When you write, the temptation is to explain everything because you want to make sure your reader understands your story. You don’t want to leave any stone unturned, especially if it has any connection at all to the story you want to tell.
You try to explain your characters’ backgrounds because you know that provides your characters’ motivation, why they behave in certain ways or say things the way they do or even just say whatever it is you make them say. As you do that, you talk about their upbringing, their family and friends, their family history. You try to develop a whole character report, including what could pass for a decent psychological evaluation. You include birth dates, places, schools, past jobs—a complete dossier on each character.
You try to explain the setting because you believe the readers need to see your characters’ environment, the environment of the story, where it is happening and where it all began. You present no less than an historical treatment of the village, town, city, or country your characters move around in. You describe every room, house, street, and building in detail because you don’t want your reader to miss anything.
All that work and you still haven’t started telling your story! All that preparation and the first thing your editor does is chop it all out. All those painstaking details and it gets thrown away. Really, I have seen psychological evaluations that run as long as forty pages. And all for just a single person. And that doesn’t even include a comprehensive background or family history. You argue and agonize and complain and try to sneak the material back in, maybe even dump your editor and find a new one because you think your writing was brilliant and detailed.
It doesn’t matter how meticulous or brilliant any writing is that went into background because that is all it is—background. Any time you try to explain things to prepare the reader for what will happen merely takes away from how much time and space you have to show the reader what is happening—the true action of the story. How do you avoid this common pitfall?

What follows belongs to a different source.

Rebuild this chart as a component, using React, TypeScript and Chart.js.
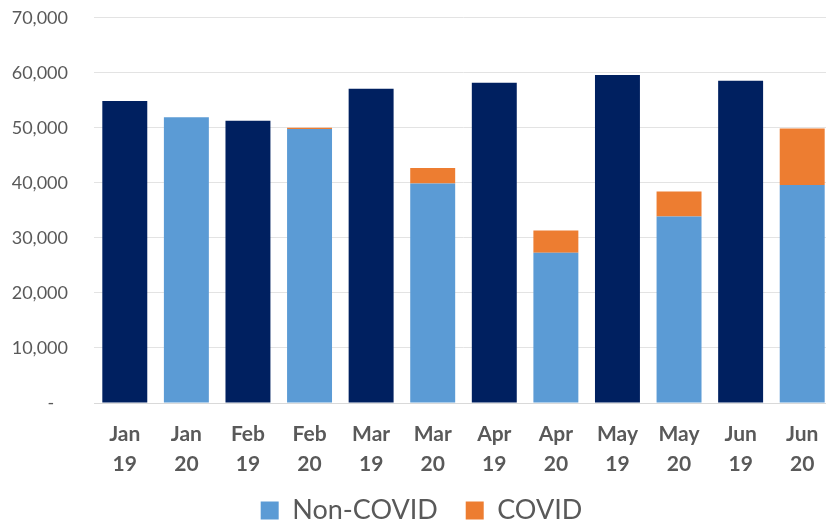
import React, { useEffect, useRef } from "react";
import { Chart, registerables } from "chart.js";

Chart.register(...registerables);

const categories: string[][] = [
  ["Jan", "19"], ["Jan", "20"], ["Feb", "19"], ["Feb", "20"],
  ["Mar", "19"], ["Mar", "20"], ["Apr", "19"], ["Apr", "20"],
  ["May", "19"], ["May", "20"], ["Jun", "19"], ["Jun", "20"],
];
const totals2019: (number | null)[] = [54900, null, 51300, null, 57100, null, 58200, null, 59600, null, 58550, null];
const nonCovid: (number | null)[] = [null, 51950, null, 49800, null, 39900, null, 27300, null, 33900, null, 39600];
const covid: (number | null)[] = [null, 0, null, 200, null, 2800, null, 4050, null, 4550, null, 10300];
const yTicks = [0, 10000, 20000, 30000, 40000, 50000, 60000, 70000];

const FONT = "Lato, 'Open Sans', sans-serif";
const GREY = "#595959";

export default function App() {
  const ref = useRef<HTMLCanvasElement | null>(null);
  useEffect(() => {
    if (!ref.current) return;
    const chart = new Chart(ref.current, {
      type: "bar",
      data: {
        labels: categories,
        datasets: [
          { label: "2019", data: totals2019, backgroundColor: "#002060" },
          { label: "Non-COVID", data: nonCovid, backgroundColor: "#5B9BD5" },
          { label: "COVID", data: covid, backgroundColor: "#ED7D31" },
        ],
      },
      options: {
        responsive: false,
        animation: false,
        datasets: { bar: { categoryPercentage: 0.73, barPercentage: 1 } },
        layout: { padding: { left: 10, right: 57, top: 0, bottom: 0 } },
        plugins: {
          tooltip: { enabled: false },
          legend: {
            position: "bottom",
            maxHeight: 40,
            labels: {
              generateLabels: (c: any) =>
                Chart.defaults.plugins.legend.labels
                  .generateLabels(c)
                  .filter((it: any) => it.text !== "2019")
                  .map((it: any, i: number) => ({ ...it, text: i === 0 ? it.text + "  " : it.text })),
              boxWidth: 18,
              boxHeight: 18,
              padding: 14,
              color: GREY,
              font: { family: FONT, size: 27 },
            },
          },
        },
        scales: {
          x: {
            stacked: true,
            grid: { display: false, drawTicks: false },
            border: { display: true, color: "#D9D9D9", width: 1 },
            ticks: {
              color: GREY,
              font: { family: FONT, size: 21, weight: "bold", lineHeight: 1.45 },
              padding: 16,
              maxRotation: 0,
              autoSkip: false,
            },
            afterFit: (s: any) => { s.height = 80; },
          },
          y: {
            stacked: true,
            min: 0,
            max: 70000,
            afterBuildTicks: (s: any) => { s.ticks = yTicks.map((v) => ({ value: v })); },
            grid: { color: "#E3E3E3", lineWidth: 1, drawTicks: false },
            border: { display: false },
            ticks: {
              color: GREY,
              font: { family: FONT, size: 18 },
              padding: 26,
              callback: (v: any) => (Number(v) === 0 ? "-   " : Number(v).toLocaleString("en-US")),
            },
            afterFit: (s: any) => { s.width = 84; },
          },
        },
      },
    });
    return () => chart.destroy();
  }, []);
  return (
    <div style={{ position: "fixed", left: 0, top: 0, width: 826, height: 523, overflow: "hidden", background: "#fff" }}>
      <canvas ref={ref} width={890} height={542} style={{ display: "block", position: "absolute", left: 0, top: -19, width: 890, height: 542 }} />
    </div>
  );
}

When I teach fiction writing, I encourage students to imagine they are in their character’s shoes—whichever character’s point of view it is—and provide descriptions for anything as the character encounters it. For instance, don’t describe a house until your character sees it, from approach to entry. That way, your reader sees the house from the character’s perspective. Refrain from describing anything inside the house until the character has opened the door and looked in. Don’t describe the upstairs rooms if the character is moving around in the kitchen—unless your character is thinking of the upstairs rooms. If your character never sees the basement, there’s no need to describe it. Unless you have another character who’s thinking of the basement or is in the basement. It’s the same thing with characters encountering other characters. If the character knows nothing about another character and you’re setting them up to meet, don’t describe the second character until your first character sees him or her. That way, your reader also sees others through your character’s eyes. That way, you can introduce action and dialogue from the very start of your story instead of providing details that the reader is likely to forget as the story progresses.
It’s somewhat different with novels, of course, but it also depends on the type of novel you are writing. If you can carry on a brilliant dissertation on the creation and evolution of an island over a thousand years before it becomes populated with people the way Michener did, then, by all means, go right ahead. Otherwise, cut it short. After all, not everyone is a huge fan of Michener.